If the property is full of unwanted items, ask whether the buyer will take it as-is with contents left behind. Many will. That can save days or weeks of cleanup.
How to decide if selling for cash is right for you
The right choice depends on your priorities. If your top goal is getting every possible dollar and the house is in good shape, listing with an agent may still be worth considering. If your top goal is selling quickly, avoiding repairs, skipping fees, and knowing the deal will close, a cash sale can be the better path.
This is especially true when time is working against you.

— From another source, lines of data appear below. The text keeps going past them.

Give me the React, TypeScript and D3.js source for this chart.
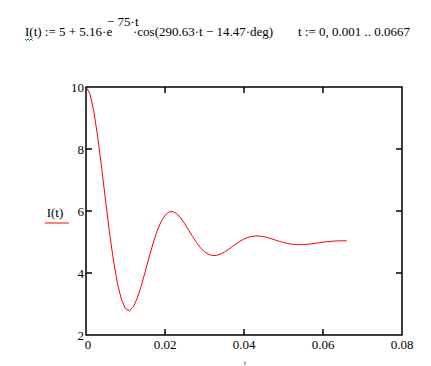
import React from 'react';
import * as d3 from 'd3';

// t := 0, 0.001 .. 0.0667  (seconds)
const times = [
  0, 0.001, 0.002, 0.003, 0.004, 0.005, 0.006, 0.007, 0.008, 0.009,
  0.01, 0.011, 0.012, 0.013, 0.014, 0.015, 0.016, 0.017, 0.018, 0.019,
  0.02, 0.021, 0.022, 0.023, 0.024, 0.025, 0.026, 0.027, 0.028, 0.029,
  0.03, 0.031, 0.032, 0.033, 0.034, 0.035, 0.036, 0.037, 0.038, 0.039,
  0.04, 0.041, 0.042, 0.043, 0.044, 0.045, 0.046, 0.047, 0.048, 0.049,
  0.05, 0.051, 0.052, 0.053, 0.054, 0.055, 0.056, 0.057, 0.058, 0.059,
  0.06, 0.061, 0.062, 0.063, 0.064, 0.065, 0.066,
];

// I(t)
const current = [
  9.996, 9.784, 9.204, 8.355, 7.347, 6.283, 5.261, 4.36, 3.638, 3.13,
  2.847, 2.783, 2.911, 3.196, 3.59, 4.047, 4.519, 4.965, 5.352, 5.656,
  5.863, 5.97, 5.981, 5.909, 5.772, 5.59, 5.384, 5.175, 4.98, 4.815,
  4.687, 4.604, 4.565, 4.567, 4.605, 4.671, 4.755, 4.847, 4.94, 5.024,
  5.095, 5.148, 5.181, 5.195, 5.19, 5.171, 5.14, 5.101, 5.06, 5.019,
  4.983, 4.953, 4.931, 4.918, 4.913, 4.917, 4.926, 4.941, 4.958, 4.977,
  4.995, 5.01, 5.023, 5.032, 5.037, 5.039, 5.036,
];

const xTicks = [0, 0.02, 0.04, 0.06, 0.08];
const xTickLabels = ['0', '0.02', '0.04', '0.06', '0.08'];
const yTicks = [2, 4, 6, 8, 10];
const yTickLabels = ['2', '4', '6', '8', '10'];

const FONT = '"Liberation Serif", "Times New Roman", serif';

export default function App() {
  const left = 86, right = 402, top = 87, bottom = 335;
  const x = d3.scaleLinear().domain([0, 0.08]).range([left, right]);
  const y = d3.scaleLinear().domain([2, 10]).range([bottom, top]);

  const line = d3.line<number>()
    .x((_, i) => x(times[i]))
    .y((d) => y(d));

  const tick = 6;
  const innerX = xTicks.slice(1, -1);
  const innerY = yTicks.slice(1, -1);

  return (
    <svg width={431} height={366} style={{ position: 'absolute', left: 0, top: 0, background: '#fff' }}>
      {/* formula header */}
      <g fontFamily={FONT} fontSize={13} fill="#000">
        <text x={25} y={36}>I(t) := 5 + 5.16·e</text>
        <text x={107} y={26}>− 75·t</text>
        <text x={133} y={36}>·cos(290.63·t − 14.47·deg)</text>
        <text x={298} y={36}>t := 0, 0.001 .. 0.0667</text>
      </g>
      <path d="M25,39 l1.5,1.5 l1.5,-1.5 l1.5,1.5 l1.5,-1.5 l1.5,1.5" fill="none" stroke="#008000" strokeWidth={1} />

      {/* curve */}
      <path d={line(current) ?? ''} fill="none" stroke="#ff0000" strokeWidth={1} />

      {/* frame */}
      <rect x={left} y={top} width={right - left} height={bottom - top} fill="none" stroke="#000" strokeWidth={1.5} />
      {innerX.map((v) => (
        <g key={'x' + v} stroke="#000" strokeWidth={1.5}>
          <line x1={x(v)} x2={x(v)} y1={bottom} y2={bottom - tick} />
          <line x1={x(v)} x2={x(v)} y1={top} y2={top + tick} />
        </g>
      ))}
      {innerY.map((v) => (
        <g key={'y' + v} stroke="#000" strokeWidth={1.5}>
          <line x1={left} x2={left + tick} y1={y(v)} y2={y(v)} />
          <line x1={right} x2={right - tick} y1={y(v)} y2={y(v)} />
        </g>
      ))}

      {/* tick labels */}
      <g fontFamily={FONT} fontSize={13} fill="#000">
        {xTicks.map((v, i) => (
          <text key={'xl' + v} x={i === 0 ? x(v) + 2 : x(v)} y={bottom + 14} textAnchor="middle">
            {xTickLabels[i]}
          </text>
        ))}
        {yTicks.map((v, i) => (
          <text key={'yl' + v} x={left - 2} y={y(v) + 4.5} textAnchor="end">
            {yTickLabels[i]}
          </text>
        ))}
      </g>

      {/* axis labels */}
      <text x={55} y={217} fontFamily={FONT} fontSize={13} textAnchor="middle">I(t)</text>
      <line x1={45} x2={69} y1={223} y2={223} stroke="#ff0000" strokeWidth={1} />
      <text x={245} y={365} fontFamily={FONT} fontSize={7} textAnchor="middle">t</text>
    </svg>
  );
}
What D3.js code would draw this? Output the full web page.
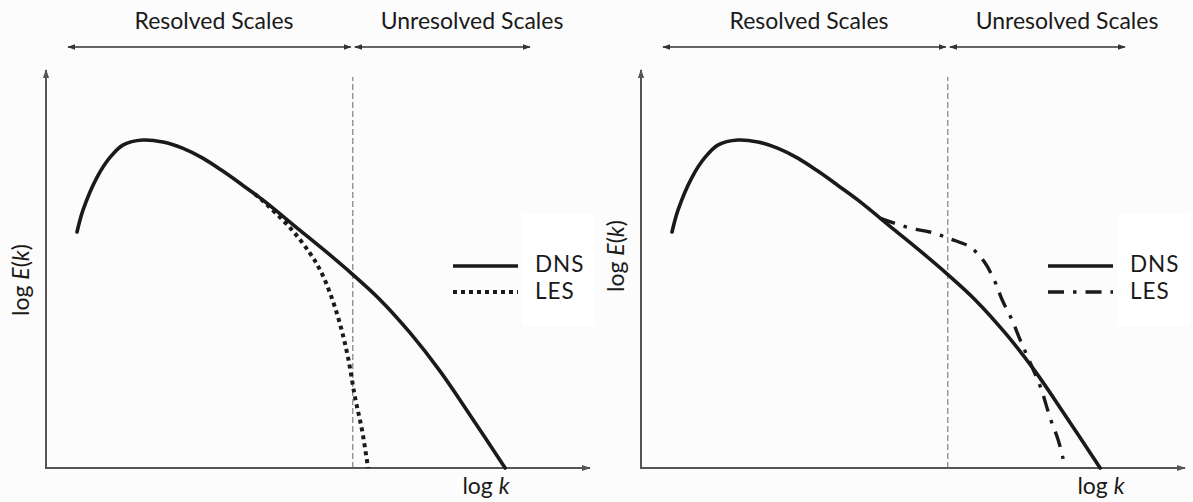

Mortgage arrears, legal deadlines, inherited property responsibilities, and major repair costs can turn “waiting for a better offer” into a more expensive decision.
A fast cash sale is not about giving up. For many homeowners, it is the most practical way to move on without dragging the problem out for months.
Final thoughts on how to sell your house fast for cash
When life puts pressure on a property, simple matters more than perfect. The best next step is usually to speak with a buyer who can make a fair and honest cash offer, buy the house as-is, and close on a timeline that works for you. If the process feels clear and the numbers make sense, fast can also be the smart choice.